Persons in F and J who are maintaining lawful nonimmigrant status in the United States, and who travel to Canada, Mexico or the contiguous islands, for 30 days or less, can re-enter with the Form I-94, a valid passport, and a current copy of the form I-20 or DS-2019, plus a previously-issued visa (which could be expired, or even in a different category than the I-94 if a change of status has been approved in the U.S.). Persons in H-1 or O-1 status are also eligible to use the automatic revalidation for trips of less than 30 days to Canada or Mexico, as long as they have a valid I-94, passport and an USCIS issued I-797 Approval Notice.
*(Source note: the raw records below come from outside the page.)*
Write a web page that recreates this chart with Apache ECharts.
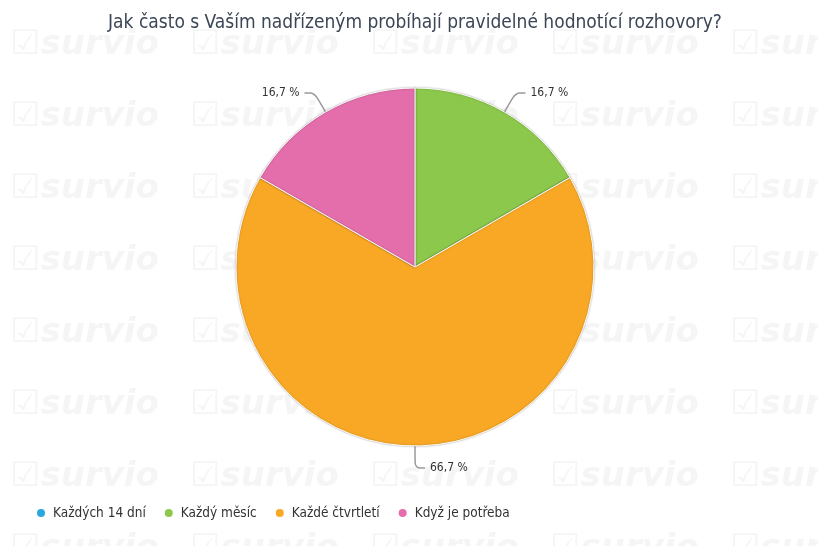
<!DOCTYPE html>
<html><head><meta charset="utf-8">
<script src="https://cdn.jsdelivr.net/npm/echarts@6/dist/echarts.min.js"></script>
<style>html,body{margin:0;padding:0;background:#fff}#c{width:818px;height:546px}</style>
</head><body><div id="c"></div>
<script>
const title = 'Jak často s Vaším nadřízeným probíhají pravidelné hodnotící rozhovory?';
const categories = ['Každých 14 dní', 'Každý měsíc', 'Každé čtvrtletí', 'Když je potřeba'];
const values = [0, 1, 4, 1];
const colors = ['#29a8e0', '#8cc84b', '#f9a825', '#e46eab'];

const total = values.reduce((a, b) => a + b, 0);
const data = categories.map((name, i) => {
  const item = { name, value: values[i], itemStyle: { color: colors[i] } };
  if (values[i] === 0) { item.label = { show: false }; item.labelLine = { show: false }; }
  return item;
});

// faint background watermark
const wm = [];
for (let r = 0; r < 8; r++) {
  for (let c = 0; c < 5; c++) {
    wm.push({
      type: 'text', silent: true, z: -10,
      x: 10 + c * 180, y: 28 + r * 72,
      style: { text: '☑survio', fill: '#f5f5f5', font: 'italic bold 34px "DejaVu Sans"' }
    });
  }
}

const chart = echarts.init(document.getElementById('c'), null, { renderer: 'canvas' });
chart.setOption({
  backgroundColor: '#fff',
  animation: false,
  graphic: wm,
  title: {
    text: title, left: 410, textAlign: 'center', top: 9,
    textStyle: { fontFamily: 'DejaVu Sans Condensed', fontSize: 19, fontWeight: 'normal', color: '#3b4656' }
  },
  legend: {
    left: 30, top: 501, icon: 'circle', itemWidth: 14, itemHeight: 10, itemGap: 17,
    textStyle: { fontFamily: 'DejaVu Sans Condensed', fontSize: 13.5, color: '#333' },
    data: categories
  },
  series: [{
    type: 'pie',
    center: [415, 267], radius: 179,
    startAngle: 90, clockwise: true,
    data,
    itemStyle: { borderColor: '#fff', borderWidth: 1, shadowBlur: 2, shadowColor: 'rgba(0,0,0,0.3)' },
    label: {
      fontFamily: 'DejaVu Sans Condensed', fontSize: 12, color: '#333',
      formatter: p => (p.value / total * 100).toFixed(1).replace('.', ',') + ' %'
    },
    labelLine: { length: 22, length2: 10, smooth: 0.3, lineStyle: { color: '#999', width: 1.5 } },
    emphasis: { disabled: true }
  }]
});
</script></body></html>
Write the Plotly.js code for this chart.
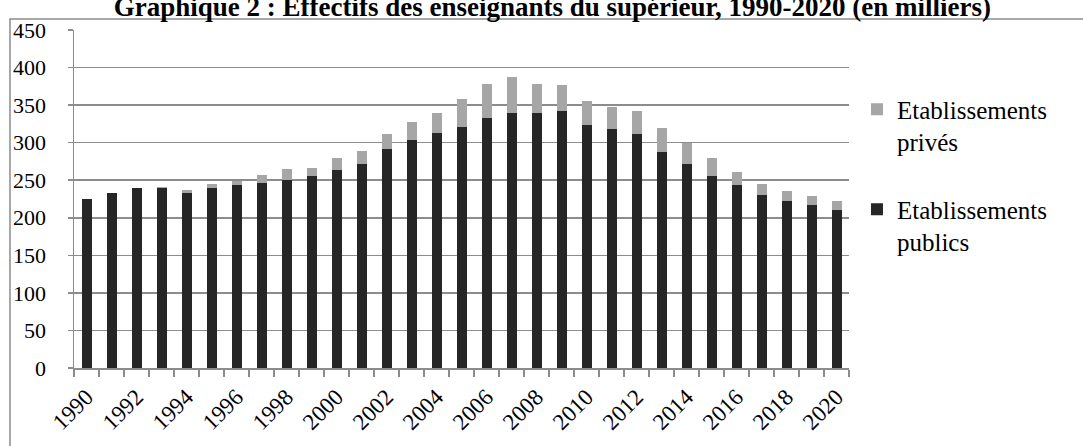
<!DOCTYPE html>
<html>
<head>
<meta charset="utf-8">
<script src="https://cdn.plot.ly/plotly-3.0.1.min.js"></script>
<style>html,body{margin:0;padding:0;background:#fff;}#chart{width:1083px;height:446px;}</style>
</head>
<body>
<div id="chart"></div>
<script>
const years = [1990,1991,1992,1993,1994,1995,1996,1997,1998,1999,2000,2001,2002,2003,2004,2005,2006,2007,2008,2009,2010,2011,2012,2013,2014,2015,2016,2017,2018,2019,2020];
const publics = [225,233,239,239,233,240,243,246,250,255,264,272,291,303,313,321,333,339,340,342,323,318,311,288,271,255,243,230,223,217,211];
const prives  = [0.5,0.5,1,2,4,4.5,6,11,15,11,15,17,20,24,26,37,45,49,38,35,33,29,31,31,28,24,18,15,13,12,12];
const tickYears = [1990,1992,1994,1996,1998,2000,2002,2004,2006,2008,2010,2012,2014,2016,2018,2020];
const tickLabels = tickYears.map(String);
const yTicks = [0,50,100,150,200,250,300,350,400,450];
const nomPublics = "Etablissements<br>publics";
const nomPrives = "Etablissements<br>privés";
const titre = "Graphique 2 : Effectifs des enseignants du supérieur, 1990-2020 (en milliers)";

const font = "'Liberation Serif','Times New Roman',serif";
const grid = '#8c8c8c';

const traces = [
  {type:'bar', x:years, y:publics, name:nomPublics, legendgroup:'b', legendrank:2,
   marker:{color:'#262626', line:{width:0}}, width:0.4, hoverinfo:'x+y'},
  {type:'bar', x:years, y:prives, name:nomPrives, legendgroup:'a', legendrank:1,
   marker:{color:'#a6a6a6', line:{width:0}}, width:0.4, hoverinfo:'x+y'}
];

const layout = {
  width:1083, height:446,
  margin:{l:74, r:234, t:30, b:78},
  paper_bgcolor:'#fff', plot_bgcolor:'#fff',
  barmode:'stack',
  font:{family:font, color:'#000', size:21},
  title:{text:'<b>'+titre+'</b>', font:{family:font, size:27, color:'#000'},
         x:0.51, xanchor:'center', xref:'container', y:0.986, yref:'container', yanchor:'middle'},
  xaxis:{
    range:[1989.5, 2020.5], tickmode:'array', tickvals:tickYears, ticktext:tickLabels,
    tickangle:-45, ticks:'', showgrid:false, zeroline:false,
    showline:true, linecolor:grid, linewidth:1.5,
    tickfont:{family:font, size:23, color:'#000'}, ticklabelstandoff:5,
    minor:{tick0:1989.5, dtick:1, ticks:'outside', ticklen:7, tickcolor:grid, tickwidth:1.5, showgrid:false}
  },
  yaxis:{
    range:[0,450], tickmode:'array', tickvals:yTicks, ticks:'outside', ticklen:5,
    tickcolor:grid, tickwidth:1.5, showgrid:true, gridcolor:grid, gridwidth:1.5,
    zeroline:false, showline:true, linecolor:grid, linewidth:1.5,
    tickfont:{family:font, size:22, color:'#000'}, ticklabelstandoff:17
  },
  legend:{x:1.0103, xanchor:'left', y:0.833, yanchor:'top', traceorder:'grouped',
          tracegroupgap:32, valign:'top', font:{family:font, size:25, color:'#000'},
          bgcolor:'rgba(0,0,0,0)'},
  showlegend:true,
  shapes:[{type:'rect', xref:'paper', yref:'paper', x0:-0.0826, x1:2, y0:-1, y1:1.0325,
           line:{color:'#8c8c8c', width:1.5}, fillcolor:'rgba(0,0,0,0)', layer:'below'}]
};

Plotly.newPlot('chart', traces, layout, {displayModeBar:false, staticPlot:true});
</script>
</body>
</html>
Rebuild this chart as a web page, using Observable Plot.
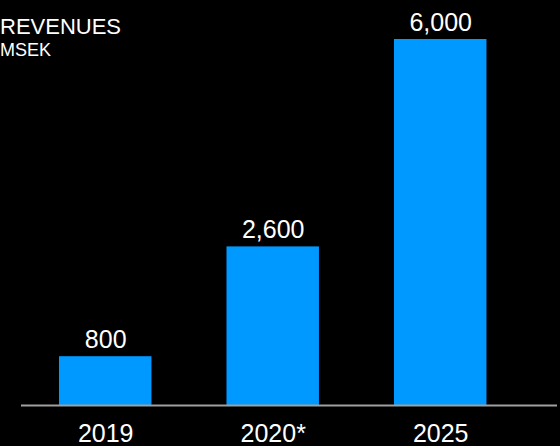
<!DOCTYPE html>
<html>
<head>
<meta charset="utf-8">
<script src="https://cdn.jsdelivr.net/npm/d3@7"></script>
<script src="https://cdn.jsdelivr.net/npm/@observablehq/plot@0.6"></script>
<style>
  html, body { margin: 0; padding: 0; background: #000; }
  #wrap { position: relative; width: 560px; height: 446px; overflow: hidden; background: #000; }
  .title { position: absolute; left: 0px; top: 16px; color: #fff; font-family: "Liberation Sans", Arial, sans-serif; font-size: 22px; line-height: 1; }
  .sub { position: absolute; left: 0px; top: 41px; color: #fff; font-family: "Liberation Sans", Arial, sans-serif; font-size: 18px; line-height: 1; }
</style>
</head>
<body>
<div id="wrap">
  <div id="chart"></div>
  <div class="title">REVENUES</div>
  <div class="sub">MSEK</div>
</div>
<script>
const years = ["2019", "2020*", "2025"];
const revenues = [800, 2600, 6000];
const valueLabels = ["800", "2,600", "6,000"];

const data = years.map((y, i) => ({year: y, value: revenues[i], label: valueLabels[i]}));

const chart = Plot.plot({
  width: 560,
  height: 446,
  marginLeft: 21,
  marginRight: 3,
  marginTop: 39,
  marginBottom: 41,
  style: {background: "#000", color: "#fff", fontFamily: "Liberation Sans, Arial, sans-serif"},
  x: {domain: years, paddingInner: 0.448, paddingOuter: 0.324, align: 0.35, round: false, label: null},
  y: {domain: [0, 6000], axis: null},
  marks: [
    Plot.barY(data, {x: "year", y: "value", fill: "#0099ff"}),
    Plot.ruleY([0], {stroke: "#a0a0a0", strokeWidth: 2}),
    Plot.text(data, {x: "year", y: "value", text: "label", fill: "#fff", fontSize: 25, lineAnchor: "bottom", dy: -9}),
    Plot.axisX({tickSize: 0, tickPadding: 19, fontSize: 25, fill: "#fff", label: null})
  ]
});
document.getElementById("chart").appendChild(chart);
</script>
</body>
</html>
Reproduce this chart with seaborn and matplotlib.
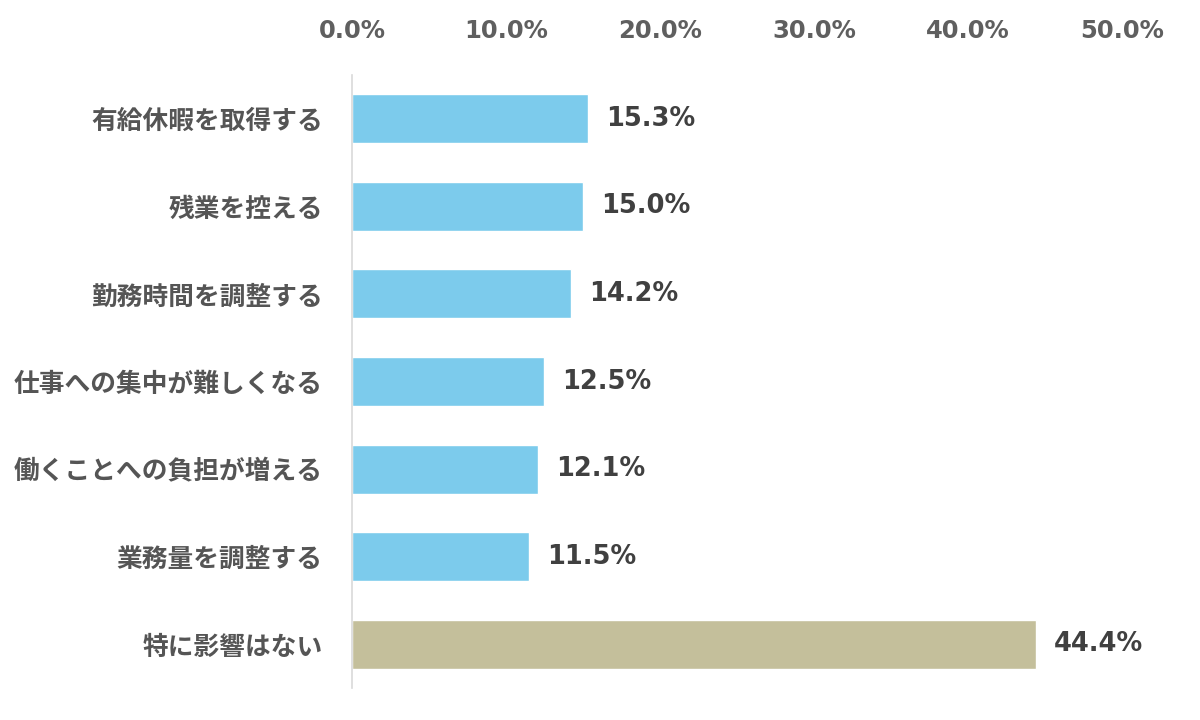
import matplotlib
matplotlib.use("Agg")
import matplotlib.pyplot as plt
import seaborn as sns
import pandas as pd
from matplotlib.ticker import FuncFormatter

# Data
categories = ['有給休暇を取得する', '残業を控える', '勤務時間を調整する', '仕事への集中が難しくなる',
              '働くことへの負担が増える', '業務量を調整する', '特に影響はない']
values = [15.3, 15.0, 14.2, 12.5, 12.1, 11.5, 44.4]
bar_colors = ['#7ccbec'] * 6 + ['#c4bf9b']
x_ticks = [0, 10, 20, 30, 40, 50]

df = pd.DataFrame({'item': categories, 'pct': values})

sns.set_style("white")
plt.rcParams['font.family'] = ['Noto Sans CJK JP', 'DejaVu Sans']

fig = plt.figure(figsize=(12, 7.2), dpi=100)
ax = fig.add_axes([0.2933, 0.0444, 0.6417, 0.8514])

sns.barplot(data=df, y='item', x='pct', hue='item', palette=bar_colors,
            orient='h', width=0.56, legend=False, ax=ax, saturation=1)

ax.set_xlim(0, 50)
ax.set_ylim(6.5, -0.5)
ax.set_xticks(x_ticks)
ax.xaxis.set_major_formatter(FuncFormatter(lambda v, p: f'{v:.1f}%'))
ax.xaxis.tick_top()
ax.tick_params(axis='x', length=0, pad=23, labelsize=17.5, labelcolor='#5f5f5f')
ax.tick_params(axis='y', length=0, pad=21, labelsize=18.5, labelcolor='#555555')
for lbl in ax.get_xticklabels():
    lbl.set_fontweight('bold')
    lbl.set_fontfamily('DejaVu Sans')
for lbl in ax.get_yticklabels():
    lbl.set_fontweight('bold')

ax.set_xlabel('')
ax.set_ylabel('')
for side in ['top', 'right', 'bottom']:
    ax.spines[side].set_visible(False)
ax.spines['left'].set_color('#d9d9d9')
ax.spines['left'].set_linewidth(1.2)

for cont in ax.containers:
    ax.bar_label(cont, fmt='%.1f%%', padding=13, fontsize=18.5, fontweight='bold',
                 color='#404040', family='DejaVu Sans')

fig.savefig('out.png', dpi=100)
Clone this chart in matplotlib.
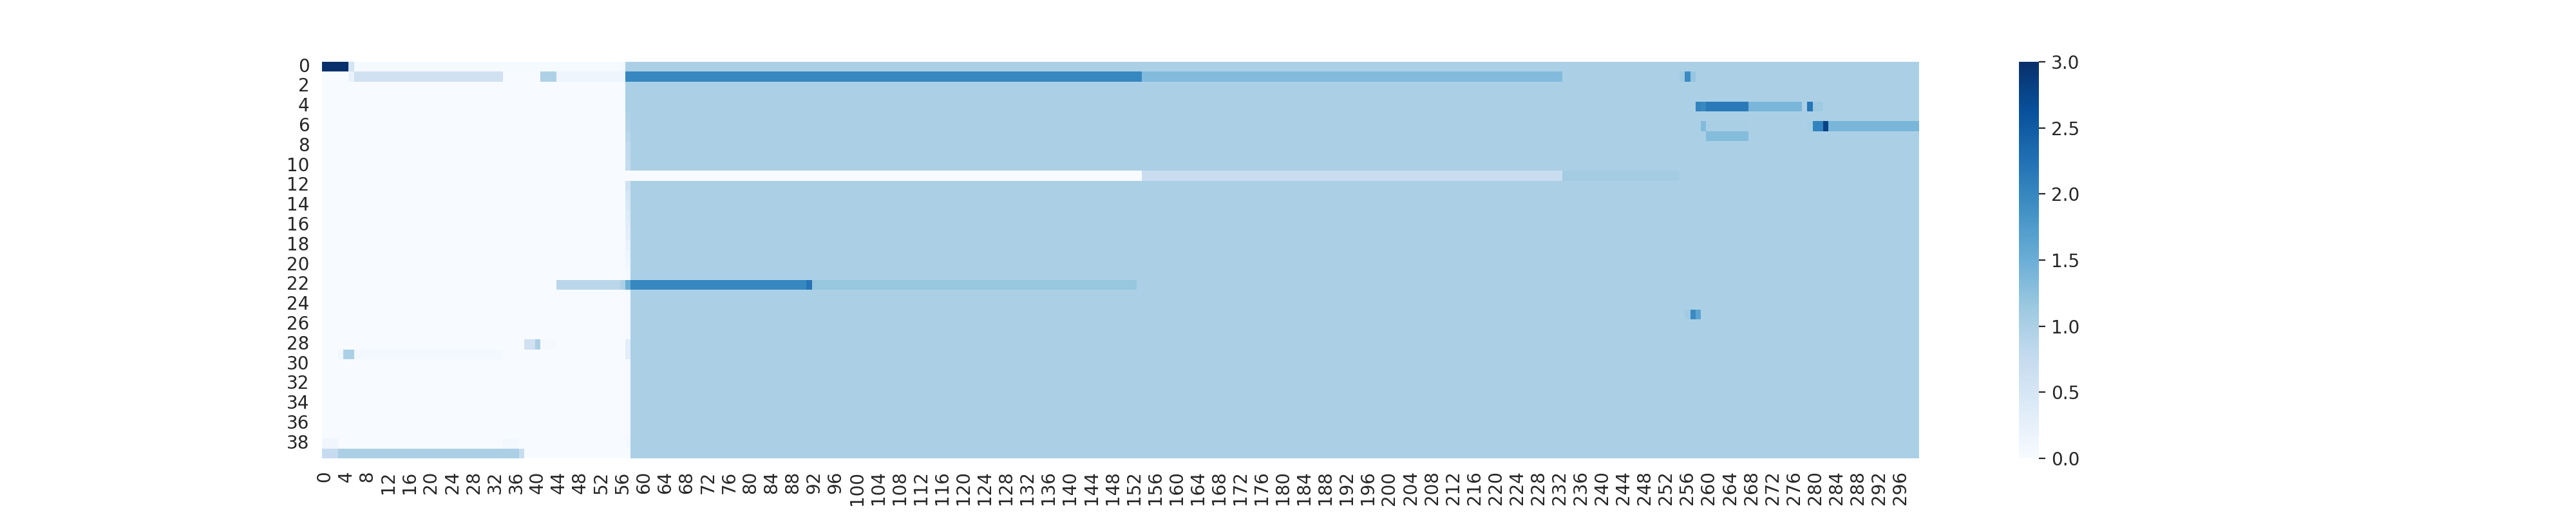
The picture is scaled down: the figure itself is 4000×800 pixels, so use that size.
import numpy as np
import seaborn as sns
from matplotlib import pyplot as plt

n_rows = 40
n_cols = 300

# column 57 is a ramp between the empty left part and the filled right part
col57 = [1.0, 2.0, 1.0, 1.0, 1.0, 0.95, 0.92, 0.86, 0.8, 0.78,
         0.74, 0.0, 0.62, 0.52, 0.45, 0.38, 0.32, 0.27, 0.2, 0.15,
         0.1, 0.05, 1.5, 0.02, 0.02, 0.02, 0.02, 0.02, 0.3, 0.3,
         0.02, 0.02, 0.02, 0.02, 0.02, 0.02, 0.02, 0.02, 0.08, 0.0]

# runs: (row, first col, last col, value)
runs = [
    (0, 0, 4, 3.0), (0, 5, 5, 0.55), (0, 6, 55, 0.03), (0, 56, 56, 0.08),
    (1, 5, 5, 0.2), (1, 6, 33, 0.6), (1, 41, 43, 0.97), (1, 44, 56, 0.14),
    (1, 58, 153, 2.0), (1, 154, 232, 1.33),
    (1, 255, 255, 1.1), (1, 256, 256, 1.95), (1, 257, 257, 1.18),
    (4, 258, 258, 2.03), (4, 259, 259, 1.98), (4, 260, 267, 2.15),
    (4, 268, 277, 1.39), (4, 279, 279, 2.18), (4, 280, 281, 1.12),
    (6, 259, 259, 1.33), (6, 260, 267, 1.02), (6, 279, 279, 1.05),
    (6, 280, 281, 2.05), (6, 282, 282, 2.8), (6, 283, 299, 1.39),
    (7, 260, 267, 1.32),
    (11, 58, 153, 0.0), (11, 154, 232, 0.7), (11, 233, 254, 1.08),
    (22, 44, 55, 0.86), (22, 56, 56, 1.0), (22, 58, 90, 2.0),
    (22, 91, 91, 2.2), (22, 92, 152, 1.18),
    (25, 256, 256, 1.1), (25, 257, 257, 1.95), (25, 258, 258, 1.65),
    (28, 38, 39, 0.6), (28, 40, 40, 1.0), (28, 41, 43, 0.04),
    (29, 3, 3, 0.1), (29, 4, 5, 1.0), (29, 6, 33, 0.08),
    (38, 0, 2, 0.12), (38, 34, 36, 0.08),
    (39, 0, 2, 0.75), (39, 3, 36, 1.0), (39, 37, 37, 0.7),
]

data = np.zeros((n_rows, n_cols))
data[:, 58:] = 1.0
data[:, 57] = col57
for r, c0, c1, v in runs:
    data[r, c0:c1 + 1] = v

sns.set_style('white')
plt.rcParams['font.family'] = ['DejaVu Sans']

plt.figure(figsize=(20, 4))
sns.heatmap(data, cmap='Blues', vmin=0, vmax=3)
plt.savefig('out.png', dpi=200)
Automatic revalidation of visa does NOT apply if:
- You apply for a new U.S. visa in Canada, Mexico or the adjacent islands. This means if you apply for a new visa you must wait until that visa is issued to return to the U.S.
- You travel to any other country before returning to the U.S. from Canada or Mexico
- You are a citizen of Iran, Syria, Libya, Sudan, North Korea, and Cuba
As this is a rather complicated provision, it is best to talk with a VISA office Immigration Partner before you travel to see if you can use this benefit.